Print the lines from the one that contains "Output the Python" to the one that contains "from matplotlib.ticker import", inclusive, exactly as they appear, and please drop any pictures.

## Records for the task
▽
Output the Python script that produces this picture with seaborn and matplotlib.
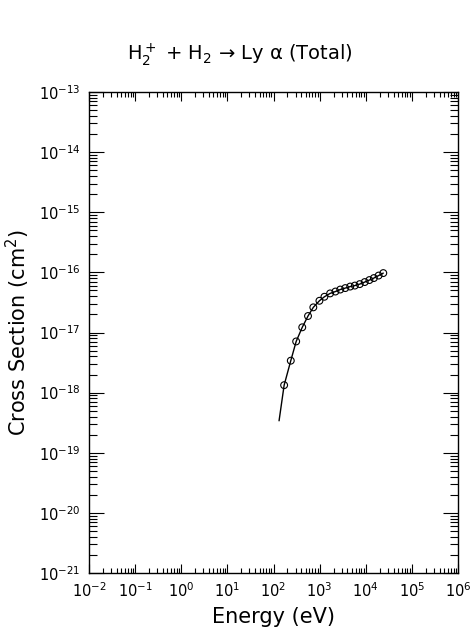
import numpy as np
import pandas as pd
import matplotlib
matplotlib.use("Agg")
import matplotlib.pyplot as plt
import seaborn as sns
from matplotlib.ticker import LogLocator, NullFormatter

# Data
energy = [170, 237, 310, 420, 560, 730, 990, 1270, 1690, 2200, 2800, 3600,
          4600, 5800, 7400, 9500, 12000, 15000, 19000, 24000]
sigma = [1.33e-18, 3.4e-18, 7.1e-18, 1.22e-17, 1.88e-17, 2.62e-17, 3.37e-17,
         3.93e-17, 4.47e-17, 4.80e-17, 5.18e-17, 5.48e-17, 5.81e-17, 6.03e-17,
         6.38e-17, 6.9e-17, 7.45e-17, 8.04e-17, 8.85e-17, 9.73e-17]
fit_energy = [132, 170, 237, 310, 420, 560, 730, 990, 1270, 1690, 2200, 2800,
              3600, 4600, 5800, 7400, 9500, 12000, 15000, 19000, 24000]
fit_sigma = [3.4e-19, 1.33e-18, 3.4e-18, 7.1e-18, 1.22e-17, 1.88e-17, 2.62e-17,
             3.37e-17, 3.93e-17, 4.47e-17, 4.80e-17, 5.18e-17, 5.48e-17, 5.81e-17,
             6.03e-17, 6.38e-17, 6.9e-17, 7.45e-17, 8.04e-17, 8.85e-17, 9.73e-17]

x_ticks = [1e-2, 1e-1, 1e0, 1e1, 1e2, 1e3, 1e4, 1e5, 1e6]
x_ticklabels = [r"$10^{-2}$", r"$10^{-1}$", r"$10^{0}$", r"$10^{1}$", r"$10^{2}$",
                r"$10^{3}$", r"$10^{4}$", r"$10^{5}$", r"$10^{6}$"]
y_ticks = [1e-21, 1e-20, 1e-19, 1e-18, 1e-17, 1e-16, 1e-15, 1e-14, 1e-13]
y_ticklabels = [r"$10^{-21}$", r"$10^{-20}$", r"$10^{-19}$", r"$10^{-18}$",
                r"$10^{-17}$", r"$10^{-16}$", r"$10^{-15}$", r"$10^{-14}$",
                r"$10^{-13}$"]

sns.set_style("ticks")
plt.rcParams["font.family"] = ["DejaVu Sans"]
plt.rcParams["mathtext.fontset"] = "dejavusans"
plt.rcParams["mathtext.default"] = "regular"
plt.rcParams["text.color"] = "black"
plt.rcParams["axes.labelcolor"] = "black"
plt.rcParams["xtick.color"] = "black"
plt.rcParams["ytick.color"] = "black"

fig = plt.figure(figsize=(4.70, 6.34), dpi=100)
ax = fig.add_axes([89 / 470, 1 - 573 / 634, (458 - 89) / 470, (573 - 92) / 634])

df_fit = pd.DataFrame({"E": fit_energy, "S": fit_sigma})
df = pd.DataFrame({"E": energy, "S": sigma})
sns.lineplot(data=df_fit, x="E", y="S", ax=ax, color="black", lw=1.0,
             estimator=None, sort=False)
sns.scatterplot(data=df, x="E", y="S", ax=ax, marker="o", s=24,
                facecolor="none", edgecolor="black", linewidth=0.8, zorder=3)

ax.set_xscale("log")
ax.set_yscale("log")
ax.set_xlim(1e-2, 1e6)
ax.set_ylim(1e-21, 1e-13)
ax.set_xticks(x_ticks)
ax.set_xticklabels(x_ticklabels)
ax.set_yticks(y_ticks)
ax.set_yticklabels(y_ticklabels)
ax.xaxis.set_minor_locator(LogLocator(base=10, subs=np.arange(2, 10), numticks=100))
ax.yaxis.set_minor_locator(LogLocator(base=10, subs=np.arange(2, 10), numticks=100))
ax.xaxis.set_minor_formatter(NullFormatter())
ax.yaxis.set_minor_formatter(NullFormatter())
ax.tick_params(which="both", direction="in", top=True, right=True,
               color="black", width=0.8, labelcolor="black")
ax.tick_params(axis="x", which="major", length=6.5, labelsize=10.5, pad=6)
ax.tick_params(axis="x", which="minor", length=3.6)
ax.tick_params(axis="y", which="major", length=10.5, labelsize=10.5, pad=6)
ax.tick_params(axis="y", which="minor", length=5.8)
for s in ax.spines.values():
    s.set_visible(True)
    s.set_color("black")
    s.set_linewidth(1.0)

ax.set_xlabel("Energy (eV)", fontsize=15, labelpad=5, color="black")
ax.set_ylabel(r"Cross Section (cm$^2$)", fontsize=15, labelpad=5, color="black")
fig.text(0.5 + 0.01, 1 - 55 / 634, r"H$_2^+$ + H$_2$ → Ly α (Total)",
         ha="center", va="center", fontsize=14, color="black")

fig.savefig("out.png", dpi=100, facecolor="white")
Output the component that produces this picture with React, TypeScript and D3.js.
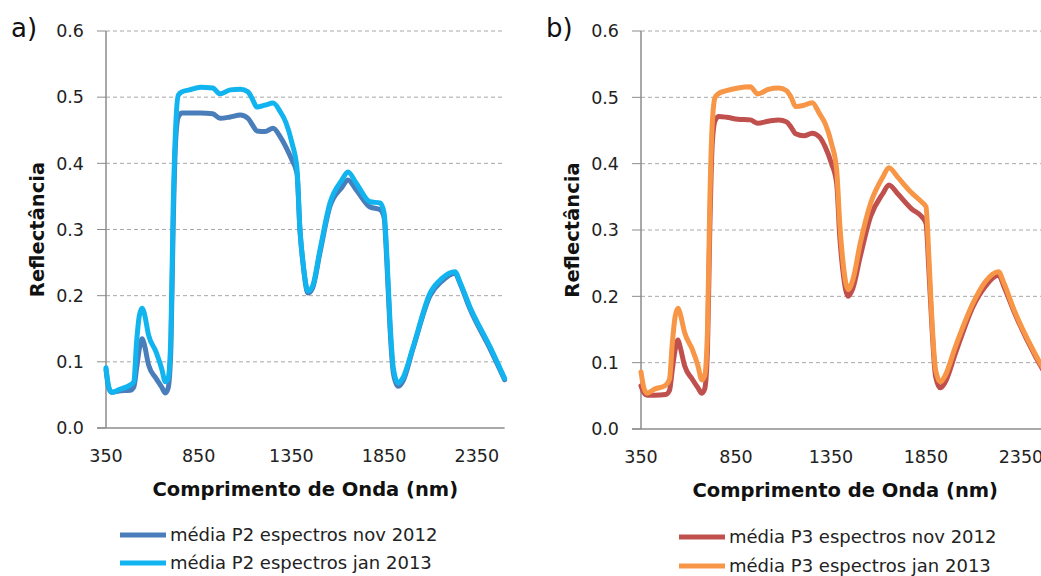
△
▽
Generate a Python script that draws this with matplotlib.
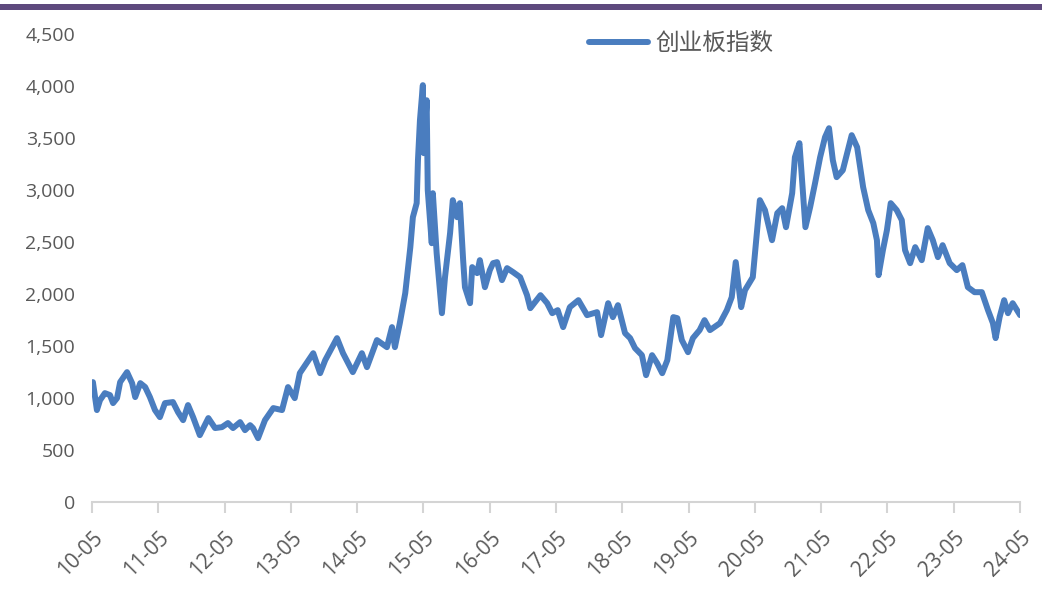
△
▽
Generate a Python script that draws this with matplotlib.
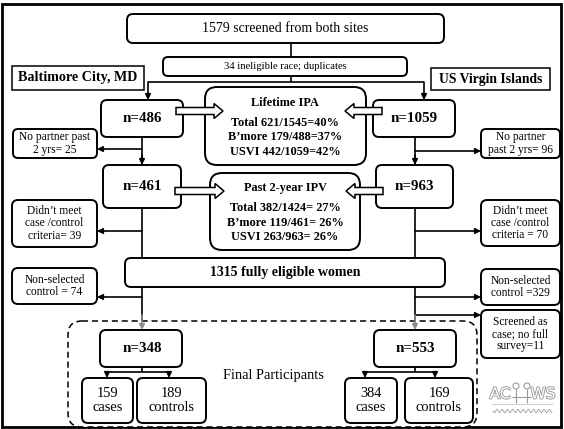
△
## Complete output
Output the Python script that produces this picture with seaborn and matplotlib.
import numpy as np
import pandas as pd
import matplotlib
matplotlib.use("Agg")
import matplotlib.pyplot as plt
import seaborn as sns
from matplotlib.ticker import LogLocator, NullFormatter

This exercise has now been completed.